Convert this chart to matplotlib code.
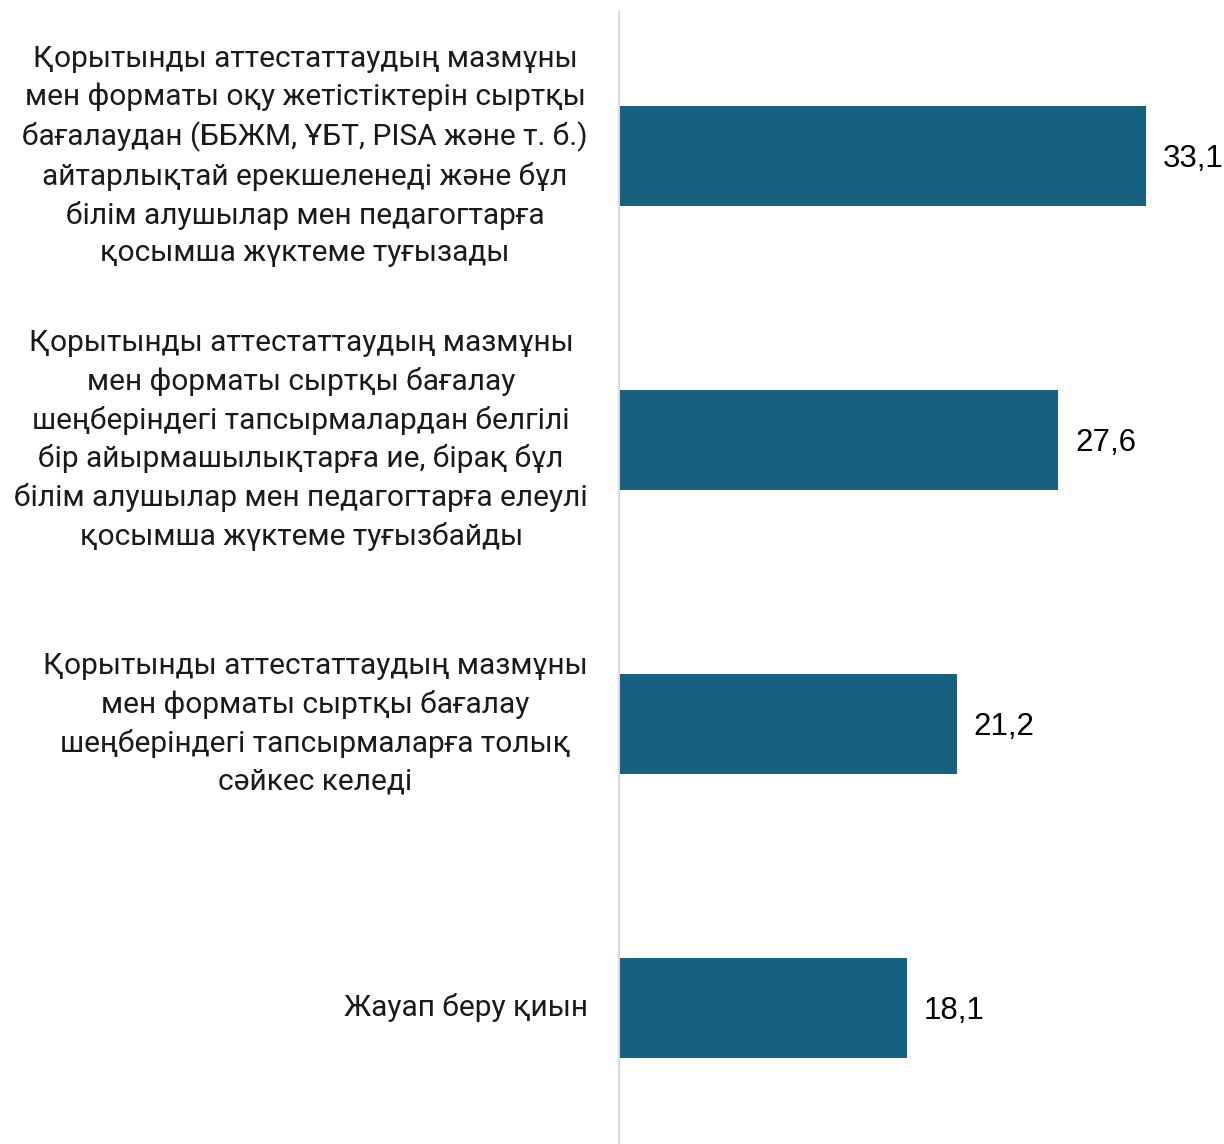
import matplotlib.pyplot as plt
import matplotlib.transforms as mtransforms

# Data
categories = [
    "Қорытынды аттестаттаудың мазмұны\nмен форматы оқу жетістіктерін сыртқы\n"
    "бағалаудан (ББЖМ, ҰБТ, PISA және т. б.)\nайтарлықтай ерекшеленеді және бұл\n"
    "білім алушылар мен педагогтарға\nқосымша жүктеме туғызады",
    "Қорытынды аттестаттаудың мазмұны\nмен форматы сыртқы бағалау\n"
    "шеңберіндегі тапсырмалардан белгілі\nбір айырмашылықтарға ие, бірақ бұл\n"
    "білім алушылар мен педагогтарға елеулі\nқосымша жүктеме туғызбайды",
    "Қорытынды аттестаттаудың мазмұны\nмен форматы сыртқы бағалау\n"
    "шеңберіндегі тапсырмаларға толық\nсәйкес келеді",
    "Жауап беру қиын",
]
values = [33.1, 27.6, 21.2, 18.1]
value_labels = ["33,1", "27,6", "21,2", "18,1"]

bar_color = "#17607f"

fig = plt.figure(figsize=(12.24, 11.44), dpi=100)
ax = fig.add_axes([619 / 1224, 0, 1 - 619 / 1224, 1 - 12 / 1144])

positions = list(range(len(categories)))
ax.barh(positions, values, height=0.352, color=bar_color)

ax.set_xlim(0, 38)
ax.set_ylim(3.479, -0.507)

# Value labels to the right of each bar
for pos, val, lab in zip(positions, values, value_labels):
    ax.annotate(lab, (val, pos), xytext=(12, -2), textcoords="offset points",
                ha="left", va="center", fontsize=22.5, family="Liberation Sans",
                color="#000000")

# Category labels, drawn as text left of the axis line
label_tr = ax.get_yaxis_transform() + mtransforms.ScaledTranslation(
    -0.31, 0.0, fig.dpi_scale_trans)
for pos, cat in zip(positions, categories):
    ax.text(0, pos, cat, transform=label_tr, ha="right", va="center",
            multialignment="center", fontsize=21.5, family="Roboto",
            color="#1a1a1a", linespacing=1.43)

ax.set_yticks([])
ax.set_xticks([])

for side in ["top", "right", "bottom"]:
    ax.spines[side].set_visible(False)
ax.spines["left"].set_color("#d9d9d9")
ax.spines["left"].set_linewidth(1.5)

fig.savefig("out.png", dpi=100)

**Exercise goal**
Output a faithful copy of the data, with each picture left out.

**Answer to the problem**
Convert this chart to matplotlib code.
import matplotlib.pyplot as plt
import matplotlib.transforms as mtransforms

# Data
categories = [
    "Қорытынды аттестаттаудың мазмұны\nмен форматы оқу жетістіктерін сыртқы\n"
    "бағалаудан (ББЖМ, ҰБТ, PISA және т. б.)\nайтарлықтай ерекшеленеді және бұл\n"
    "білім алушылар мен педагогтарға\nқосымша жүктеме туғызады",
    "Қорытынды аттестаттаудың мазмұны\nмен форматы сыртқы бағалау\n"
    "шеңберіндегі тапсырмалардан белгілі\nбір айырмашылықтарға ие, бірақ бұл\n"
    "білім алушылар мен педагогтарға елеулі\nқосымша жүктеме туғызбайды",
    "Қорытынды аттестаттаудың мазмұны\nмен форматы сыртқы бағалау\n"
    "шеңберіндегі тапсырмаларға толық\nсәйкес келеді",
    "Жауап беру қиын",
]
values = [33.1, 27.6, 21.2, 18.1]
value_labels = ["33,1", "27,6", "21,2", "18,1"]

bar_color = "#17607f"

fig = plt.figure(figsize=(12.24, 11.44), dpi=100)
ax = fig.add_axes([619 / 1224, 0, 1 - 619 / 1224, 1 - 12 / 1144])

positions = list(range(len(categories)))
ax.barh(positions, values, height=0.352, color=bar_color)

ax.set_xlim(0, 38)
ax.set_ylim(3.479, -0.507)

# Value labels to the right of each bar
for pos, val, lab in zip(positions, values, value_labels):
    ax.annotate(lab, (val, pos), xytext=(12, -2), textcoords="offset points",
                ha="left", va="center", fontsize=22.5, family="Liberation Sans",
                color="#000000")

# Category labels, drawn as text left of the axis line
label_tr = ax.get_yaxis_transform() + mtransforms.ScaledTranslation(
    -0.31, 0.0, fig.dpi_scale_trans)
for pos, cat in zip(positions, categories):
    ax.text(0, pos, cat, transform=label_tr, ha="right", va="center",
            multialignment="center", fontsize=21.5, family="Roboto",
            color="#1a1a1a", linespacing=1.43)

ax.set_yticks([])
ax.set_xticks([])

for side in ["top", "right", "bottom"]:
    ax.spines[side].set_visible(False)
ax.spines["left"].set_color("#d9d9d9")
ax.spines["left"].set_linewidth(1.5)

fig.savefig("out.png", dpi=100)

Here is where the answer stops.